REQUIRED WORK
Copy out the listing that follows exactly, dropping every picture.

(Dataset rows)
※ ※ ※

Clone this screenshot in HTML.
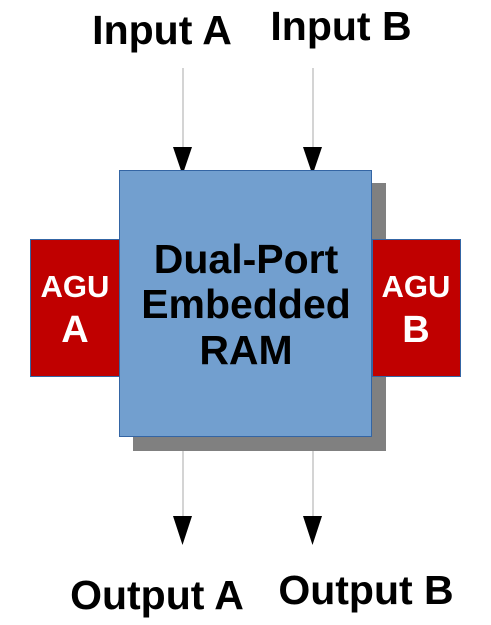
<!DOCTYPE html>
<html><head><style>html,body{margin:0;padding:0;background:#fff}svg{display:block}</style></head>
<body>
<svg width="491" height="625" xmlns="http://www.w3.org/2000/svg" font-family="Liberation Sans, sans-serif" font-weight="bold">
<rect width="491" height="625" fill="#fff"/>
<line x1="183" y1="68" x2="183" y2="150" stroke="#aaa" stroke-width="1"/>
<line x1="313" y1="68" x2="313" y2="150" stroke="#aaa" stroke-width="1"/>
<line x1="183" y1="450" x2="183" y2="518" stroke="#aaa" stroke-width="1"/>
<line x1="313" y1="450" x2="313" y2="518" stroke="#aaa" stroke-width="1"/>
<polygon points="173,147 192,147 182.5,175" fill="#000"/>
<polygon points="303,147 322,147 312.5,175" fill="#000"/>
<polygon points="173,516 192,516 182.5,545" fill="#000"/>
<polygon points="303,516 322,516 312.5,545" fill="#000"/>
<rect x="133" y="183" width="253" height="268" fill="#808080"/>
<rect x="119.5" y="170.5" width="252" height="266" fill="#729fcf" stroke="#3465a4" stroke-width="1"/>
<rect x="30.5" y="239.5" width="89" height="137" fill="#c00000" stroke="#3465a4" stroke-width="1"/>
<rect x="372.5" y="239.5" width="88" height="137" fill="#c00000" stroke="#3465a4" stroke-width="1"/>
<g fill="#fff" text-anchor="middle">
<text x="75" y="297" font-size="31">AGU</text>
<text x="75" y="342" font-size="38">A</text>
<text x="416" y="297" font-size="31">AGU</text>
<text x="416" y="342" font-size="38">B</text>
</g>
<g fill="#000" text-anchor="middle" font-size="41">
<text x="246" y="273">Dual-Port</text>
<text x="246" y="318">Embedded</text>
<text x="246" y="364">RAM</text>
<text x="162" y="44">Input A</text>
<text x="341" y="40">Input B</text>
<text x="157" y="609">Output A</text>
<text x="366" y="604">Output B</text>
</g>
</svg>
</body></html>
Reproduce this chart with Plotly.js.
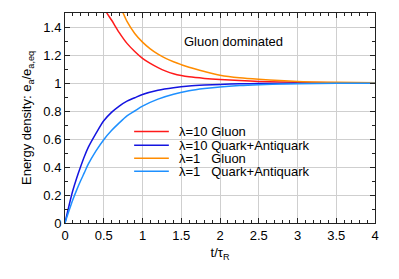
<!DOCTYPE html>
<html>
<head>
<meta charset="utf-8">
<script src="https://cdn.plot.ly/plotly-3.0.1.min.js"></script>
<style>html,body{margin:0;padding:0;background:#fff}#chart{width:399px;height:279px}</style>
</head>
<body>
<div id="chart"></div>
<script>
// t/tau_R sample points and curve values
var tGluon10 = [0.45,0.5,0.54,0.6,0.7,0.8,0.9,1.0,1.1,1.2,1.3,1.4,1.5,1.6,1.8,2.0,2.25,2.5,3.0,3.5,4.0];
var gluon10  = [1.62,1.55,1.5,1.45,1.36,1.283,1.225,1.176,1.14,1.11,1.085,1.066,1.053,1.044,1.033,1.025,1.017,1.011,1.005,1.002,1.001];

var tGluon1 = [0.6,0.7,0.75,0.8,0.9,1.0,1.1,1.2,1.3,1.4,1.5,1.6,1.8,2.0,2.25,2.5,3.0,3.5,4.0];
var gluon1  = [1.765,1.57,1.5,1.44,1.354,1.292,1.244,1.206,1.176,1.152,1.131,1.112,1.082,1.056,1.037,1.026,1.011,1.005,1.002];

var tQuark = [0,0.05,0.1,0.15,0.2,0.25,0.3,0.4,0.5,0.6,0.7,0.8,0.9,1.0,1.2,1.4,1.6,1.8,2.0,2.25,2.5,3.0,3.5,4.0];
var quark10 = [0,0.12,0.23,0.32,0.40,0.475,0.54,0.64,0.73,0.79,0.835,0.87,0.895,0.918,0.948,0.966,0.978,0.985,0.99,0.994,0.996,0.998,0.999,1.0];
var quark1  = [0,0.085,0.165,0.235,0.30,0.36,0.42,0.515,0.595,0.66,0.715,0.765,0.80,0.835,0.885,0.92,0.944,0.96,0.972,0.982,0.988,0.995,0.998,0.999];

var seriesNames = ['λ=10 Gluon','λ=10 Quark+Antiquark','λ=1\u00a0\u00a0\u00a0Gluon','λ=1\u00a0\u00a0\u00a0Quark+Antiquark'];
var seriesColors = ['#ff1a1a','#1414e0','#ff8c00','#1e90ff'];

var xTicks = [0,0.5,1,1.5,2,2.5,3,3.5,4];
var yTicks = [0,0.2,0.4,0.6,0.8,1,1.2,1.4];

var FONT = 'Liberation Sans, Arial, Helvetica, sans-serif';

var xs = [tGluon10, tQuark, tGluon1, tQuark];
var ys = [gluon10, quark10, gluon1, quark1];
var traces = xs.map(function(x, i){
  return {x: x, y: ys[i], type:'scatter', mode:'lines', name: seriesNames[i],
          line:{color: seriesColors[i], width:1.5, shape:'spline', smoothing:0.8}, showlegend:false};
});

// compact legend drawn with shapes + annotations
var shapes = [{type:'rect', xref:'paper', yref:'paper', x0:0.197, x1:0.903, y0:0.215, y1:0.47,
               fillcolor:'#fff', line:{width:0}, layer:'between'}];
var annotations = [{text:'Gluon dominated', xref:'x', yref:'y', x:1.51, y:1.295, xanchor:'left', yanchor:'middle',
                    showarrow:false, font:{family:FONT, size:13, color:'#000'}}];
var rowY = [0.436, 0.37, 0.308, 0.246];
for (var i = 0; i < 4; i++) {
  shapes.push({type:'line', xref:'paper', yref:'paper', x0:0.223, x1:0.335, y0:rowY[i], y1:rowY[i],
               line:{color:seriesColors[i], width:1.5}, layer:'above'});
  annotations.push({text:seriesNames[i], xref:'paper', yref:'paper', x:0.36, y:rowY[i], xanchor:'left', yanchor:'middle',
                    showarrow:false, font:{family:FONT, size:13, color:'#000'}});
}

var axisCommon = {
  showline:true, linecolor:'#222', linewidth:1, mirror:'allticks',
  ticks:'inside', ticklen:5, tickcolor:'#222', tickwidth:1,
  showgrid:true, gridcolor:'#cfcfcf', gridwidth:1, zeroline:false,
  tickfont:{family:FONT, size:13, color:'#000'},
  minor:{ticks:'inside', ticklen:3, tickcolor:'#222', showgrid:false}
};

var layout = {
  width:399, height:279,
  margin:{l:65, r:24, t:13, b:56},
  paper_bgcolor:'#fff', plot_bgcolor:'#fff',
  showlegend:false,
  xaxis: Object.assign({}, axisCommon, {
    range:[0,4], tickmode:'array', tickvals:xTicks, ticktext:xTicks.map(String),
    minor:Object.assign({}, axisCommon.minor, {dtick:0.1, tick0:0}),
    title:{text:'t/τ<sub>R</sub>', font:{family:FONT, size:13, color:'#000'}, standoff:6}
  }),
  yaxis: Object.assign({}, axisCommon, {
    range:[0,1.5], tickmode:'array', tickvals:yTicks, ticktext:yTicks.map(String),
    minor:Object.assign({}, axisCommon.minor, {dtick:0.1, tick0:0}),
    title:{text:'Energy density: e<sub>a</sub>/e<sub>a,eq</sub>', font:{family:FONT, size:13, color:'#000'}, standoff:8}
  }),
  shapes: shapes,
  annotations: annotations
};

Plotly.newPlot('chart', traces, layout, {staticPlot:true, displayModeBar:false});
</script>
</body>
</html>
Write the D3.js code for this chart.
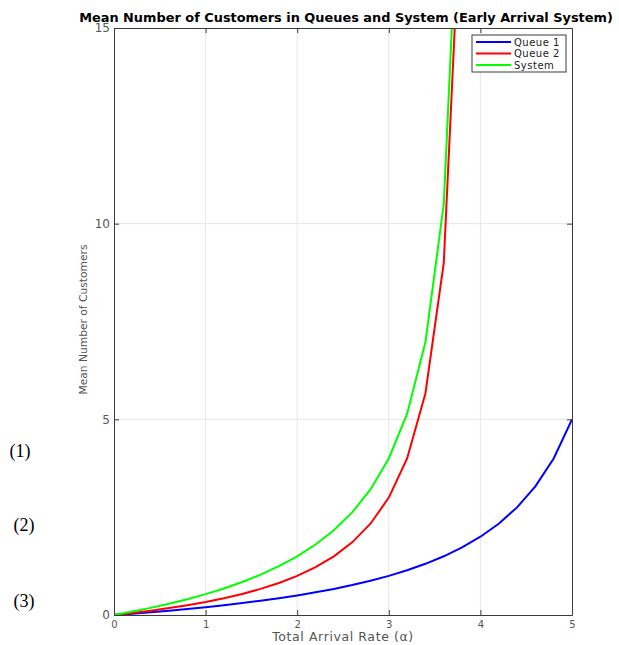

※ ※ ※

ANSWER
Clone this screenshot in HTML.
<!DOCTYPE html>
<html><head><style>html,body{margin:0;padding:0;background:#fff}svg{display:block}</style></head>
<body>
<svg width="491" height="625" xmlns="http://www.w3.org/2000/svg" font-family="Liberation Sans, sans-serif" font-weight="bold">
<rect width="491" height="625" fill="#fff"/>
<line x1="183" y1="68" x2="183" y2="150" stroke="#aaa" stroke-width="1"/>
<line x1="313" y1="68" x2="313" y2="150" stroke="#aaa" stroke-width="1"/>
<line x1="183" y1="450" x2="183" y2="518" stroke="#aaa" stroke-width="1"/>
<line x1="313" y1="450" x2="313" y2="518" stroke="#aaa" stroke-width="1"/>
<polygon points="173,147 192,147 182.5,175" fill="#000"/>
<polygon points="303,147 322,147 312.5,175" fill="#000"/>
<polygon points="173,516 192,516 182.5,545" fill="#000"/>
<polygon points="303,516 322,516 312.5,545" fill="#000"/>
<rect x="133" y="183" width="253" height="268" fill="#808080"/>
<rect x="119.5" y="170.5" width="252" height="266" fill="#729fcf" stroke="#3465a4" stroke-width="1"/>
<rect x="30.5" y="239.5" width="89" height="137" fill="#c00000" stroke="#3465a4" stroke-width="1"/>
<rect x="372.5" y="239.5" width="88" height="137" fill="#c00000" stroke="#3465a4" stroke-width="1"/>
<g fill="#fff" text-anchor="middle">
<text x="75" y="297" font-size="31">AGU</text>
<text x="75" y="342" font-size="38">A</text>
<text x="416" y="297" font-size="31">AGU</text>
<text x="416" y="342" font-size="38">B</text>
</g>
<g fill="#000" text-anchor="middle" font-size="41">
<text x="246" y="273">Dual-Port</text>
<text x="246" y="318">Embedded</text>
<text x="246" y="364">RAM</text>
<text x="162" y="44">Input A</text>
<text x="341" y="40">Input B</text>
<text x="157" y="609">Output A</text>
<text x="366" y="604">Output B</text>
</g>
</svg>
</body></html>
Reproduce this chart with Plotly.js.
<!DOCTYPE html>
<html>
<head>
<meta charset="utf-8">
<script src="https://cdn.plot.ly/plotly-3.0.1.min.js"></script>
<style>html,body{margin:0;padding:0;background:#fff}#chart{width:399px;height:279px}</style>
</head>
<body>
<div id="chart"></div>
<script>
// t/tau_R sample points and curve values
var tGluon10 = [0.45,0.5,0.54,0.6,0.7,0.8,0.9,1.0,1.1,1.2,1.3,1.4,1.5,1.6,1.8,2.0,2.25,2.5,3.0,3.5,4.0];
var gluon10  = [1.62,1.55,1.5,1.45,1.36,1.283,1.225,1.176,1.14,1.11,1.085,1.066,1.053,1.044,1.033,1.025,1.017,1.011,1.005,1.002,1.001];

var tGluon1 = [0.6,0.7,0.75,0.8,0.9,1.0,1.1,1.2,1.3,1.4,1.5,1.6,1.8,2.0,2.25,2.5,3.0,3.5,4.0];
var gluon1  = [1.765,1.57,1.5,1.44,1.354,1.292,1.244,1.206,1.176,1.152,1.131,1.112,1.082,1.056,1.037,1.026,1.011,1.005,1.002];

var tQuark = [0,0.05,0.1,0.15,0.2,0.25,0.3,0.4,0.5,0.6,0.7,0.8,0.9,1.0,1.2,1.4,1.6,1.8,2.0,2.25,2.5,3.0,3.5,4.0];
var quark10 = [0,0.12,0.23,0.32,0.40,0.475,0.54,0.64,0.73,0.79,0.835,0.87,0.895,0.918,0.948,0.966,0.978,0.985,0.99,0.994,0.996,0.998,0.999,1.0];
var quark1  = [0,0.085,0.165,0.235,0.30,0.36,0.42,0.515,0.595,0.66,0.715,0.765,0.80,0.835,0.885,0.92,0.944,0.96,0.972,0.982,0.988,0.995,0.998,0.999];

var seriesNames = ['λ=10 Gluon','λ=10 Quark+Antiquark','λ=1\u00a0\u00a0\u00a0Gluon','λ=1\u00a0\u00a0\u00a0Quark+Antiquark'];
var seriesColors = ['#ff1a1a','#1414e0','#ff8c00','#1e90ff'];

var xTicks = [0,0.5,1,1.5,2,2.5,3,3.5,4];
var yTicks = [0,0.2,0.4,0.6,0.8,1,1.2,1.4];

var FONT = 'Liberation Sans, Arial, Helvetica, sans-serif';

var xs = [tGluon10, tQuark, tGluon1, tQuark];
var ys = [gluon10, quark10, gluon1, quark1];
var traces = xs.map(function(x, i){
  return {x: x, y: ys[i], type:'scatter', mode:'lines', name: seriesNames[i],
          line:{color: seriesColors[i], width:1.5, shape:'spline', smoothing:0.8}, showlegend:false};
});

// compact legend drawn with shapes + annotations
var shapes = [{type:'rect', xref:'paper', yref:'paper', x0:0.197, x1:0.903, y0:0.215, y1:0.47,
               fillcolor:'#fff', line:{width:0}, layer:'between'}];
var annotations = [{text:'Gluon dominated', xref:'x', yref:'y', x:1.51, y:1.295, xanchor:'left', yanchor:'middle',
                    showarrow:false, font:{family:FONT, size:13, color:'#000'}}];
var rowY = [0.436, 0.37, 0.308, 0.246];
for (var i = 0; i < 4; i++) {
  shapes.push({type:'line', xref:'paper', yref:'paper', x0:0.223, x1:0.335, y0:rowY[i], y1:rowY[i],
               line:{color:seriesColors[i], width:1.5}, layer:'above'});
  annotations.push({text:seriesNames[i], xref:'paper', yref:'paper', x:0.36, y:rowY[i], xanchor:'left', yanchor:'middle',
                    showarrow:false, font:{family:FONT, size:13, color:'#000'}});
}

var axisCommon = {
  showline:true, linecolor:'#222', linewidth:1, mirror:'allticks',
  ticks:'inside', ticklen:5, tickcolor:'#222', tickwidth:1,
  showgrid:true, gridcolor:'#cfcfcf', gridwidth:1, zeroline:false,
  tickfont:{family:FONT, size:13, color:'#000'},
  minor:{ticks:'inside', ticklen:3, tickcolor:'#222', showgrid:false}
};

var layout = {
  width:399, height:279,
  margin:{l:65, r:24, t:13, b:56},
  paper_bgcolor:'#fff', plot_bgcolor:'#fff',
  showlegend:false,
  xaxis: Object.assign({}, axisCommon, {
    range:[0,4], tickmode:'array', tickvals:xTicks, ticktext:xTicks.map(String),
    minor:Object.assign({}, axisCommon.minor, {dtick:0.1, tick0:0}),
    title:{text:'t/τ<sub>R</sub>', font:{family:FONT, size:13, color:'#000'}, standoff:6}
  }),
  yaxis: Object.assign({}, axisCommon, {
    range:[0,1.5], tickmode:'array', tickvals:yTicks, ticktext:yTicks.map(String),
    minor:Object.assign({}, axisCommon.minor, {dtick:0.1, tick0:0}),
    title:{text:'Energy density: e<sub>a</sub>/e<sub>a,eq</sub>', font:{family:FONT, size:13, color:'#000'}, standoff:8}
  }),
  shapes: shapes,
  annotations: annotations
};

Plotly.newPlot('chart', traces, layout, {staticPlot:true, displayModeBar:false});
</script>
</body>
</html>
Write the D3.js code for this chart.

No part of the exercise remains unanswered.